Prendre le temps de dessiner une coupe de paroi complète, couche par couche, avec un professionnel, évite beaucoup de déceptions et de surcoûts.

Isolation et modèle économique : quelques repères chiffrés

Isoler un container, c’est aussi un choix business. Surtout si vous visez :

  • Un parc de bureaux modulaires.
  • Des hébergements touristiques (tiny houses, lodges en containers).
  • Un atelier ou showroom semi‑industriel.

Quelques ordres de grandeur (variables selon les régions et les gammes de matériaux) :

  • Isolation intérieure “standard” (laine minérale + pare‑vapeur + placo) :
    • Environ 250 à 400 € / m² de surface habitable finie, tout compris (cloisons, électricité, finitions), pour un projet de petite taille.
  • Système panneaux PIR ou mousse projetée, avec finitions soignées :
    • Plutôt dans une fourchette 350 à 550 € / m² selon la complexité (nombre d’ouvertures, niveaux, etc.).
  • Isolation par l’extérieur + bardage :
    • À ajouter au coût brut du container, on parle facilement de 250 à 400 € / m² de façade traitée, selon le niveau de finition.

Ce qui compte, ce n’est pas seulement le montant, mais sa traduction en confort et en valeur d’usage :

  • Un bureau confortable se loue mieux et reste attractif été comme hiver.
  • Un hébergement qui surchauffe ou qui moisit fera exploser vos avis négatifs.
  • Une isolation trop “juste” impose des systèmes de chauffage / climatisation plus puissants et donc plus chers à l’achat et à l’usage.

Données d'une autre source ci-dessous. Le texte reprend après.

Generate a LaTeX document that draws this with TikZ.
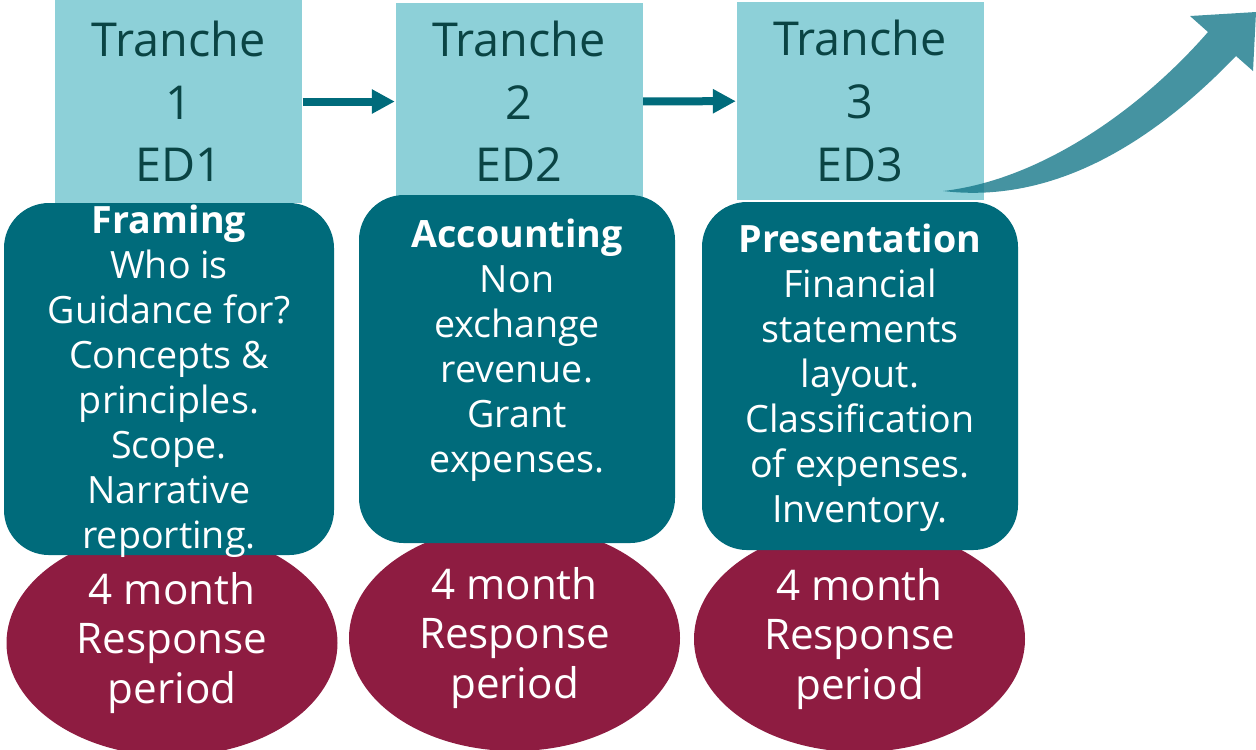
\documentclass[tikz,border=0pt]{standalone}
\usepackage{fontspec}
\setmainfont{Open Sans}
\usetikzlibrary{arrows.meta,shapes.geometric,positioning}
\definecolor{tranchefill}{RGB}{141,208,216}
\definecolor{tranchetext}{RGB}{10,68,68}
\definecolor{scopefill}{RGB}{0,107,123}
\definecolor{responsefill}{RGB}{142,28,65}
\definecolor{nextfill}{RGB}{22,120,138}
\begin{document}
\begin{tikzpicture}[
    tranche/.style={fill=tranchefill, text=tranchetext, minimum width=2.47cm, minimum height=1.98cm, inner sep=0pt, align=center, font=\fontsize{13.3}{17.8}\selectfont},
    scope box/.style={fill=scopefill, rounded corners=0.45cm, minimum width=3.16cm, minimum height=3.48cm, inner sep=0pt},
    scope text/.style={text=white, align=center, inner sep=0pt, font=\fontsize{10.7}{12.8}\selectfont},
    response/.style={ellipse, fill=responsefill, text=white, minimum width=3.31cm, minimum height=2.26cm, inner sep=0pt, align=center, font=\fontsize{12}{14.2}\selectfont},
    link/.style={draw=scopefill, line width=0.08cm, -{Triangle[length=0.23cm, width=0.23cm]}}]
    \useasboundingbox (0,0) rectangle (12.56,-7.49);
    % tranches
    \node[tranche, minimum height=2.03cm] (t1) at (1.785,-1.015) {Tranche\\1\\ED1};
    \node[tranche] (t2) at (5.19,-1.015) {Tranche\\2\\ED2};
    \node[tranche] (t3) at (8.60,-1.01) {Tranche\\3\\ED3};
    \draw[link] (t1) -- (t2);
    \draw[link] (t2) -- (t3);
    % response periods
    \node[response] (r1) at (1.72,-6.43) {4 month\\Response\\period};
    \node[response] (r2) at (5.145,-6.38) {4 month\\Response\\period};
    \node[response] (r3) at (8.595,-6.39) {4 month\\Response\\period};
    % scope of each tranche
    \node[scope box, minimum width=3.30cm, minimum height=3.52cm] (s1) at (1.69,-3.79) {};
    \node[scope box] (s2) at (5.17,-3.69) {};
    \node[scope box] (s3) at (8.60,-3.76) {};
    \node[scope text, yshift=-0.02cm] (s1txt) at (s1) {\textbf{Framing}\\Who is\\Guidance for?\\Concepts \&\\principles.\\Scope.\\Narrative\\reporting.};
    \node[scope text, yshift=0.19cm] (s2txt) at (s2) {\textbf{Accounting}\\Non\\exchange\\revenue.\\Grant\\expenses.};
    \node[scope text, yshift=-0.02cm] (s3txt) at (s3) {\textbf{Presentation}\\Financial\\statements\\layout.\\Classification\\of expenses.\\Inventory.};
    % onward arrow
    \fill[nextfill, fill opacity=0.8] (9.43,-1.91) .. controls (10.4,-1.80) and (11.4,-1.10) .. (12.08,-0.32)
        -- (11.90,-0.16) -- (12.56,-0.12) -- (12.53,-0.71) -- (12.36,-0.56)
        .. controls (11.6,-1.35) and (10.6,-2.05) .. (9.43,-1.91) -- cycle;
\end{tikzpicture}
\end{document}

Sur la durée de vie d’un container aménagé (15, 20, 30 ans ou plus si bien entretenu), les euros mis dans une bonne enveloppe thermique sont rarement perdus.

Comment choisir son système d’isolation, concrètement ?

Pour éviter de rester au stade des fiches techniques, voici une grille simple à utiliser pour cadrer votre choix.

  • 1. Clarifiez l’usage :
    • Usage ponctuel, saisonnier, ou occupation toute l’année ?
    • Public visé : personnel interne, clients, touristes, artistes en résidence… ?
  • 2. Regardez le climat et l’orientation :
    • Zone très froide ou très chaude ?
    • Façades fortement exposées au soleil ? Possibilité d’ombrières, de végétalisation, de brise‑soleil ?
  • 3. Calculez la surface réellement habitable :
    • Combien de centimètres pouvez-vous perdre à l’intérieur tout en restant fonctionnel ?
    • Cela orientera vers des isolants minces performants (PIR, mousse projetée) ou permettra des épaisseurs plus généreuses (laine de bois, laine de roche).
  • 4. Intégrez les contraintes réglementaires :
    • Classement feu exigé ?
    • Règles thermiques locales (RT, RE2020 ou équivalents) selon l’usage ?
  • 5. Pensez maintenance et réversibilité :
    • Préférez-vous un système facilement démontable (panneaux, ossature + laine) ou acceptez-vous une solution “definitive” comme la mousse projetée ?

En combinant ces cinq questions, la palette des isolants se réduit généralement à deux ou trois scénarios viables, qu’il devient alors plus simple de comparer en détail.

Un container, à l’origine, n’est qu’une promesse de volume. C’est l’isolation qui le transforme en lieu habitable, rentable, durable. Entre la tôle froide du port et la chaleur d’un espace de travail ou de vie, il y a ces quelques centimètres d’isolant, posés avec soin, comme une couverture bien ajustée sur un corps de métal. Autant les choisir en connaissance de cause.